相談

相談
あいまいな死
大切な方の死を受け入れることが難しい状況があります。
昨年からの新型コロナウィルス感染症でお亡くなりになられた方を遺族や関係者の立場で想像すると、死に際にも火葬にも立ち会えないこともあり「あいまいな死」を受け入れていくにはサポートが必要だと感じます。
戦争や災害・事件・事故などで、遺骨のない死も「あいまいな死」と考えられます。

ある方からお話(相談)がありました。実家の弟が病に倒れ、病院で検体を希望され、家族からその方(姉)や親戚へ、「本人の希望で献体しましたので、葬儀も行いません」と連絡があったようです。献体という尊い行為で、病院や研究所で丁寧なお別れをされたと思いますが、話(相談)された方(姉)は、弟の見舞いもいけず、葬儀もなく、どうしたらよいでしょうかとお困りの様子でした。このケースも「あいまいな死」と考えることができます。

お寺のお同行様の中でも献体を希望された方はいらっしゃいます。尊いお申し出で敬意を称しています。そのような場合、いろいろなケースがあります。亡くなられて葬儀をして、献体をされる場合。

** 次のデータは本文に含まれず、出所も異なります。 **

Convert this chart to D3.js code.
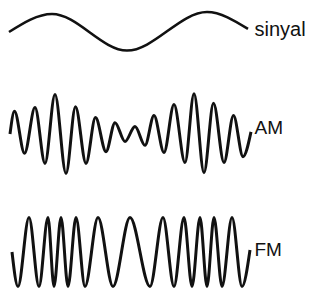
<!DOCTYPE html>
<html>
<head>
<meta charset="utf-8">
<script src="https://cdn.jsdelivr.net/npm/d3@7"></script>
<style>
  body { margin: 0; background: #fff; }
  svg { display: block; }
</style>
</head>
<body>
<div id="chart"></div>
<script>
// waveforms: time (arbitrary units) and relative amplitude
var signalT = [-1, 42, 117, 197, 238];
var signalA = [0, 1, -1.03, 1.11, 0.17];

var amT = [0, 4.5, 14.5, 25, 35, 45, 56, 65.5, 76, 85.5, 96, 105, 115, 125, 135,
           144, 154, 164, 175, 184, 194, 203.5, 214, 223.5, 233, 241];
var amA = [0, 0.54, -0.46, 0.63, -0.70, 0.94, -0.94, 0.65, -0.70, 0.39, -0.42, 0.27, -0.18, 0.18, -0.27,
           0.44, -0.44, 0.70, -0.68, 0.96, -0.92, 0.73, -0.68, 0.44, -0.54, 0.05];

var fmT = [2, 8, 19, 29, 38, 44, 51, 58, 66, 75, 88, 103, 120, 140, 153, 164,
           174, 182, 190, 197, 204, 212, 222, 232, 240];
var fmA = [0, -1, 1, -1, 1, -1, 1, -1, 1, -1, 1, -1, 1, -1, 1, -1,
           1, -1, 1, -1, 1, -1, 1, -1, 0.06];

var labels = ['sinyal', 'AM', 'FM'];

var width = 309;
var height = 290;

var svg = d3.select('#chart').append('svg')
  .attr('width', width)
  .attr('height', height);

var x = d3.scaleLinear().domain([0, 240]).range([10, 250]);

// each panel: its own amplitude scale (mid line, half height)
var panels = [
  { t: signalT, a: signalA, mid: 32, amp: 18, sw: 2.6, label: labels[0], dy: 4, fs: 20 },
  { t: amT, a: amA, mid: 134, amp: 42, sw: 3, label: labels[1], dy: 0, fs: 19 },
  { t: fmT, a: fmA, mid: 252, amp: 34.5, sw: 3, label: labels[2], dy: 4, fs: 19 }
];

panels.forEach(function(p){
  var y = d3.scaleLinear().domain([-1, 1]).range([p.mid + p.amp, p.mid - p.amp]);
  var pts = p.t.map(function(t, i){ return [t, p.a[i]]; });

  var line = d3.line()
    .x(function(d){ return x(d[0]); })
    .y(function(d){ return y(d[1]); })
    .curve(d3.curveMonotoneX);

  svg.append('path')
    .attr('d', line(pts))
    .attr('fill', 'none')
    .attr('stroke', '#111')
    .attr('stroke-width', p.sw)
    .attr('stroke-linecap', 'butt')
    .attr('stroke-linejoin', 'round');

  svg.append('text')
    .attr('x', x(240) + 4.5)
    .attr('y', y(0) + p.dy)
    .attr('font-family', 'Liberation Sans, Arial, sans-serif')
    .attr('font-size', p.fs)
    .attr('fill', '#111')
    .text(p.label);
});
</script>
</body>
</html>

亡くなられた報告をお寺にされる場合。葬儀や納骨式ではないのですがお別れの式をされる場合。亡くなられてから年忌法要をされる場合などあります。

相談された方には、亡くなれた弟さんが献体という尊いお申し出をされたことは立派なことで、誇らしいことでないでしょうか。遺族や親戚で葬儀がなかったとしても亡くなられた日はわかっていますので、お仏壇でお勤めや手を合わせてはいかがですか。と話しました。
私(住職)は、大切な方の「あいまいな死」で遺族や関係者が、大いなる悲嘆の状況であることにどのような寄り添いができるのか、それぞれご事情もちがいますので試行錯誤しています。